Look over the lines below. Report each one that includes the string "this".
** start Source data **
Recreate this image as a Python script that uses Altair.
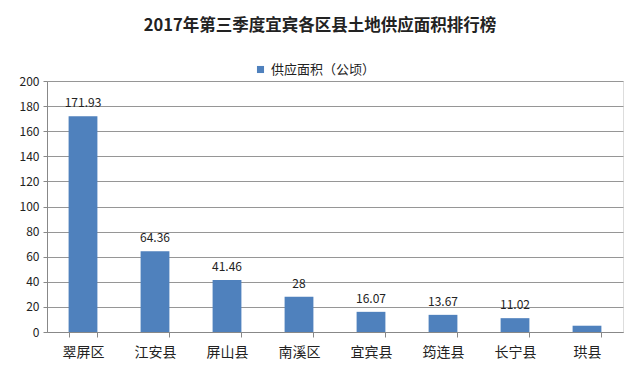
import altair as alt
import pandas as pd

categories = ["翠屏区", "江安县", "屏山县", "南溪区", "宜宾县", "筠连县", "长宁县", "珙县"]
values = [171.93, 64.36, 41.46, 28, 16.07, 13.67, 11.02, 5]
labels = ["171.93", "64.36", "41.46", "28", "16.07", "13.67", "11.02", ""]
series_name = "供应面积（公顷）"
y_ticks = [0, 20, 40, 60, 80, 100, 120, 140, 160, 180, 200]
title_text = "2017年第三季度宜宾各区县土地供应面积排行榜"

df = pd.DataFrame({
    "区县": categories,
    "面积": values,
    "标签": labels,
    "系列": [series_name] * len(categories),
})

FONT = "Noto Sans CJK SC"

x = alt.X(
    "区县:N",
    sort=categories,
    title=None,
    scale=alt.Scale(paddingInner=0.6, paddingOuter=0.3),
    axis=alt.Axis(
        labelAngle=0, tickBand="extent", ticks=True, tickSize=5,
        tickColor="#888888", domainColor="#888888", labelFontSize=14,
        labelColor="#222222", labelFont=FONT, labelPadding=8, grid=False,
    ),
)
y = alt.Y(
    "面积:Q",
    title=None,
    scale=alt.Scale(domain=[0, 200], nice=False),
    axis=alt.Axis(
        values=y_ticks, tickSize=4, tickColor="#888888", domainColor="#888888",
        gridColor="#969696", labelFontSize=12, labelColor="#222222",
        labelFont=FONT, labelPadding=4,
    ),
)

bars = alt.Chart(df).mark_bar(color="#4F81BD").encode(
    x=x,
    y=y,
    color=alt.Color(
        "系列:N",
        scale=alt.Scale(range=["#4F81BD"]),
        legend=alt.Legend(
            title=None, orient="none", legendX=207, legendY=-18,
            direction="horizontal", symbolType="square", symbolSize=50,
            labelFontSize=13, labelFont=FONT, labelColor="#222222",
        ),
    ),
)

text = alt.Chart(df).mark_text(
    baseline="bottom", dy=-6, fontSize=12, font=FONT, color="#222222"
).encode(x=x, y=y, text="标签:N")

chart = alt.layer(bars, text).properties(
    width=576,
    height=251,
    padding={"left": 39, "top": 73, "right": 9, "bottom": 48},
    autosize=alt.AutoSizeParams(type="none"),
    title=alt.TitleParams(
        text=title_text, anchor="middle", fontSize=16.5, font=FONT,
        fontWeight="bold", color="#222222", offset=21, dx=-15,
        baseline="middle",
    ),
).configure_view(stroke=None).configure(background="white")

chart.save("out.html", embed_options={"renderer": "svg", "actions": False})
** end Source data **
** start Source data **
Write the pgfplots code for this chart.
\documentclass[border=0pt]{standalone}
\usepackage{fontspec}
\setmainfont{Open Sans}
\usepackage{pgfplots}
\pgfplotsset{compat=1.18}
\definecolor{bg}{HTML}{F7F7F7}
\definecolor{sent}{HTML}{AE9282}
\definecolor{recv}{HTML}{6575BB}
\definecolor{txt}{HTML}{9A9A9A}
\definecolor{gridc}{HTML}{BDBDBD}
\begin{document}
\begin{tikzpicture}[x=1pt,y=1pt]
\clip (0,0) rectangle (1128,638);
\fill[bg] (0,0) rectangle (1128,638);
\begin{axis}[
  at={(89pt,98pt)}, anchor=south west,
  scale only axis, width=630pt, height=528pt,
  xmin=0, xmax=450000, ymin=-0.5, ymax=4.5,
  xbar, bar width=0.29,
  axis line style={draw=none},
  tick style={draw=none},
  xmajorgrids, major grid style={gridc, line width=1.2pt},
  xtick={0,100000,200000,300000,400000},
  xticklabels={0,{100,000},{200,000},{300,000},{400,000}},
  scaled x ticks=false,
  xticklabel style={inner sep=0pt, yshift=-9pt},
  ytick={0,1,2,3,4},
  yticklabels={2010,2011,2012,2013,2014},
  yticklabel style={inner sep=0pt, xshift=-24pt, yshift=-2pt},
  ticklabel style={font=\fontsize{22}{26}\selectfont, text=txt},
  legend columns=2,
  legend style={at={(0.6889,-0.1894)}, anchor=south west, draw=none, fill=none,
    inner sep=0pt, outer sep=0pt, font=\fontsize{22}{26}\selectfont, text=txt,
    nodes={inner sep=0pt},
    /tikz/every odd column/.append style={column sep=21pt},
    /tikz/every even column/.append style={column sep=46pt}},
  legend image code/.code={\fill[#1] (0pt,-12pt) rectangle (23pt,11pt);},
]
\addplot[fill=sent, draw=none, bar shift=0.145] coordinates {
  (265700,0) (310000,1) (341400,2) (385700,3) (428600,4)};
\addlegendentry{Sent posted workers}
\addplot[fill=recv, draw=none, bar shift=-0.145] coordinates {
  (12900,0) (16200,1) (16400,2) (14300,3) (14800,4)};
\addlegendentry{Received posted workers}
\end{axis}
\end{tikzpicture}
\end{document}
** end Source data **
** start Source data **
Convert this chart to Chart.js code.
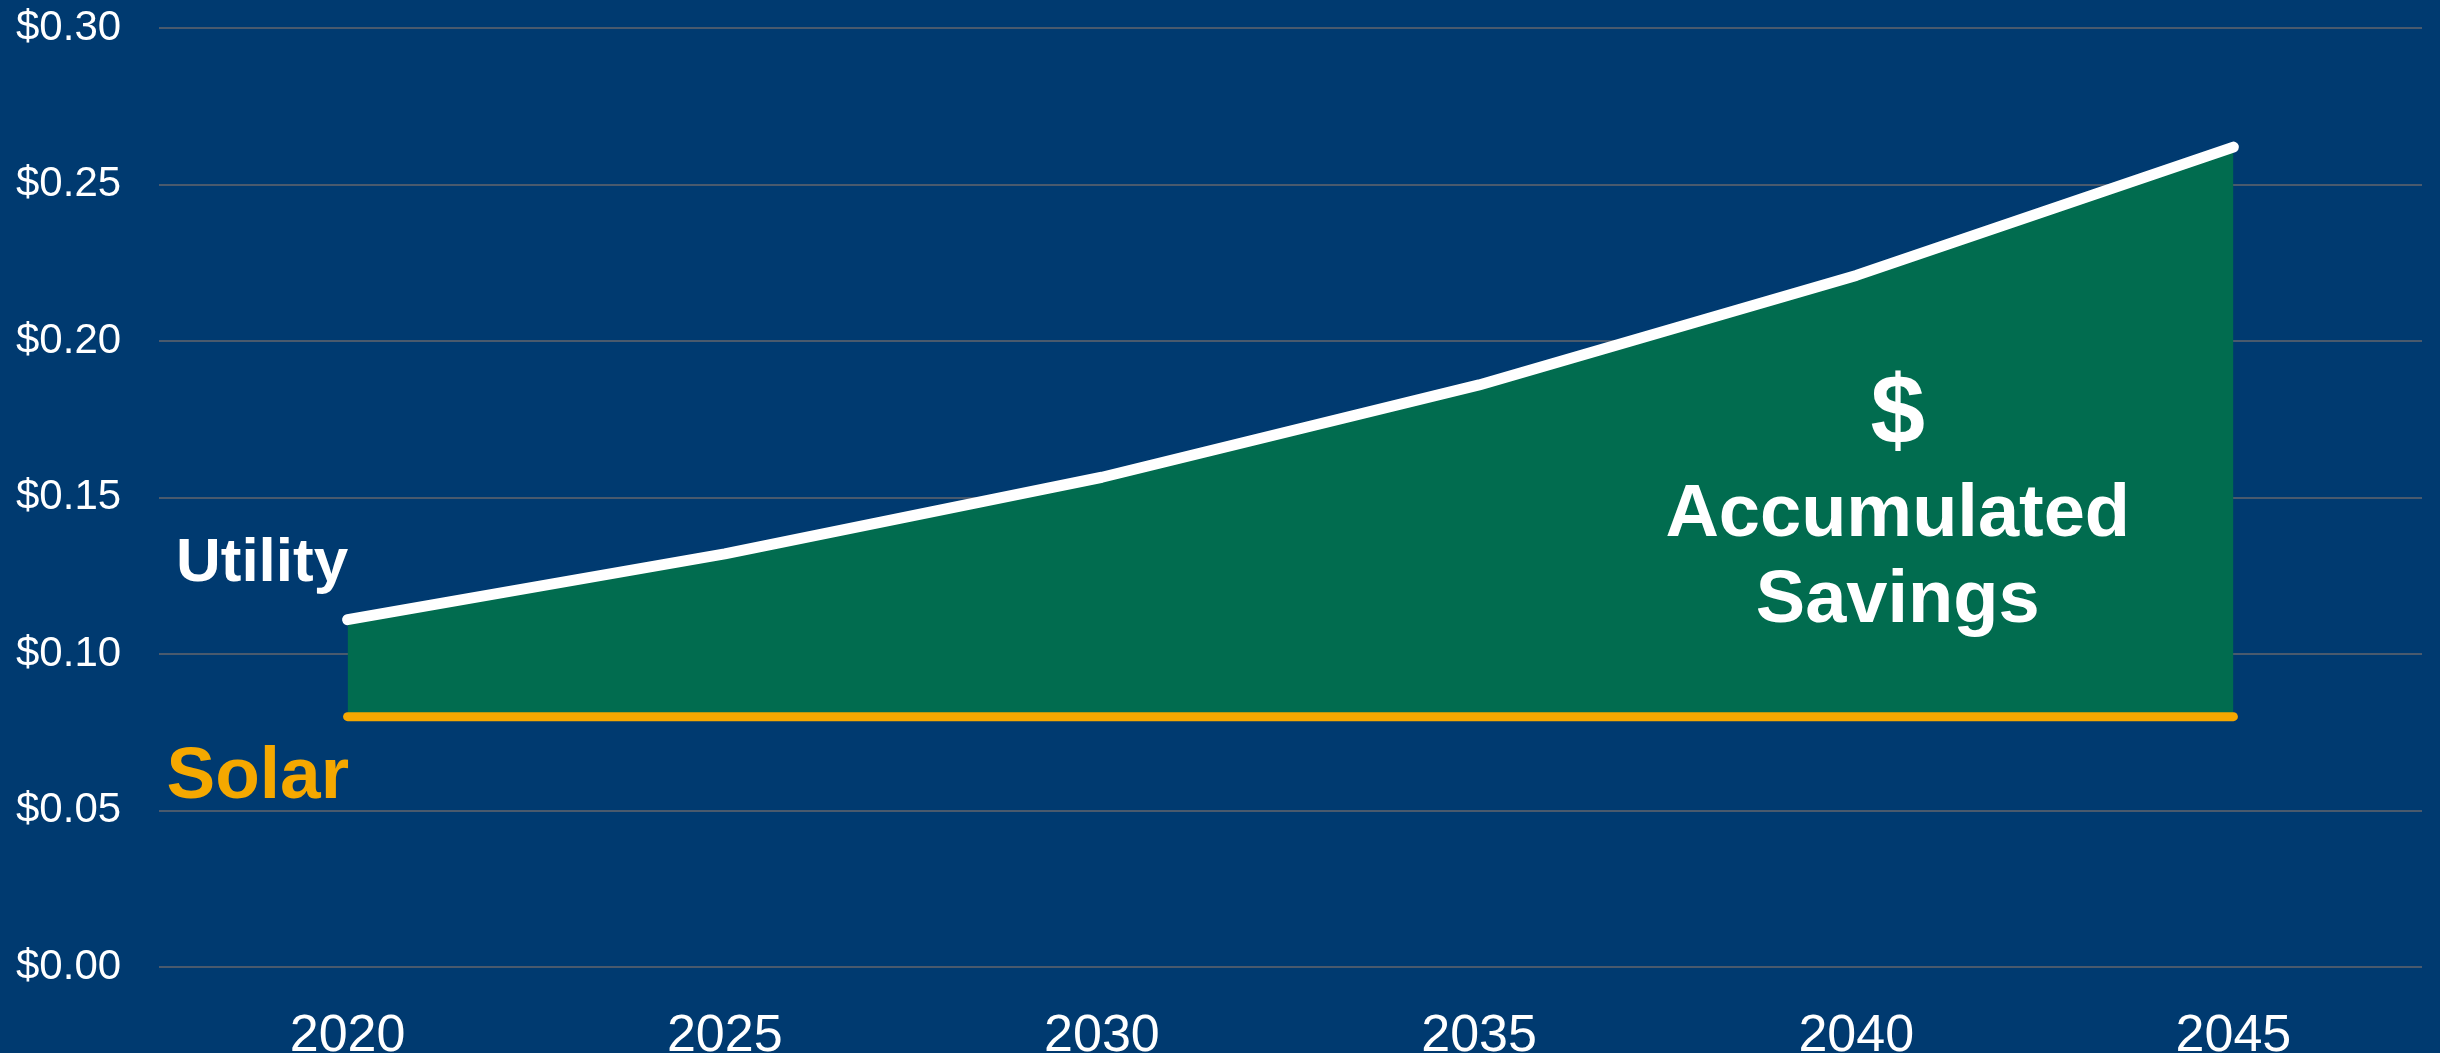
** end Source data **
#### [Exercise solution]
Recreate this image as a Python script that uses Altair.
Write the pgfplots code for this chart.
Convert this chart to Chart.js code.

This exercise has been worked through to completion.